With various reasons keeping migrants from seeking care, the Médecins Sans Frontières clinic in Ciudad Ixtepec sees only a tiny fraction of the tens of thousands of migrants who enter Mexico each year, Fuentes says. The organization gave a total of 270 psychological consultations at the clinic there in 2012 and 200 between January and July 2013.

 

“The number could be much more significant because we know that all have had problems,” Conte says. “But they already have their ways of defending themselves. So unless [the person is dealing with] a serious wound that has to stop, the rest of the demand is very low in comparison with what it should be.”

 

Conte is conscious of the usefulness of defense mechanisms for migrants, but her work is to attend to migrants’ health holistically, which includes mental health, she says.

 

Although no replacement for professional care, these defense mechanisms may be the healthiest option for migrants in transit who cannot consistently access mental health assistance, Fuentes says. If they stopped to think about all they have gone through and all that could happen to them on the journey, they might decide not to continue.

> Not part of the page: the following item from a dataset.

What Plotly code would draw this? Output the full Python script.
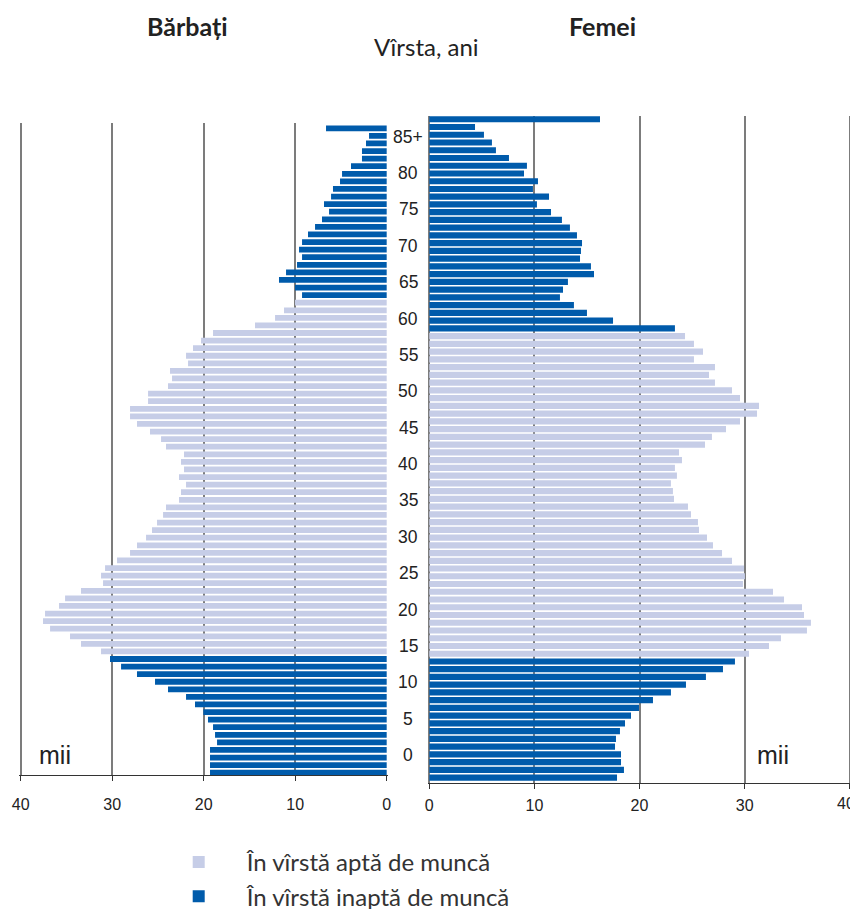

This would be counterproductive for those whose objective is to reach the U.S.

 

Fuentes recommends that the migrants she cares for seek psychological help when they arrive at their destinations or at least join support groups. But she acknowledges that once migrants have arrived in their new country, they may not have many opportunities to reflect on what may have happened on the journey or to seek help. They will be busy trying to establish a new life.

 

“I also do not know whether they have time to think about all that has happened,” Fuentes says. “Moreover, they have to even look for a job. If you ask yourself to see your emotions, everything that happened, I believe it will also be affecting them in that moment, and what they need is to work.”

 

Although the struggles of migration have frequented the media, coverage has been shallow about the diverse issues that Central American migrants who enter Mexico illegally face as they try to settle in the country or travel north. Mayela Sánchez, senior reporter for GPJ's Mexico News Desk, spent one month along Mexico's southern border delving into the nuances of employment, health, violence, gender justice and various human rights issues that push people to migrate and confront them along their journeys. GPJ featured this series on the first Wednesday of October, November and December. This marks the final installment in the series.

 

GPJ translated this article from Spanish.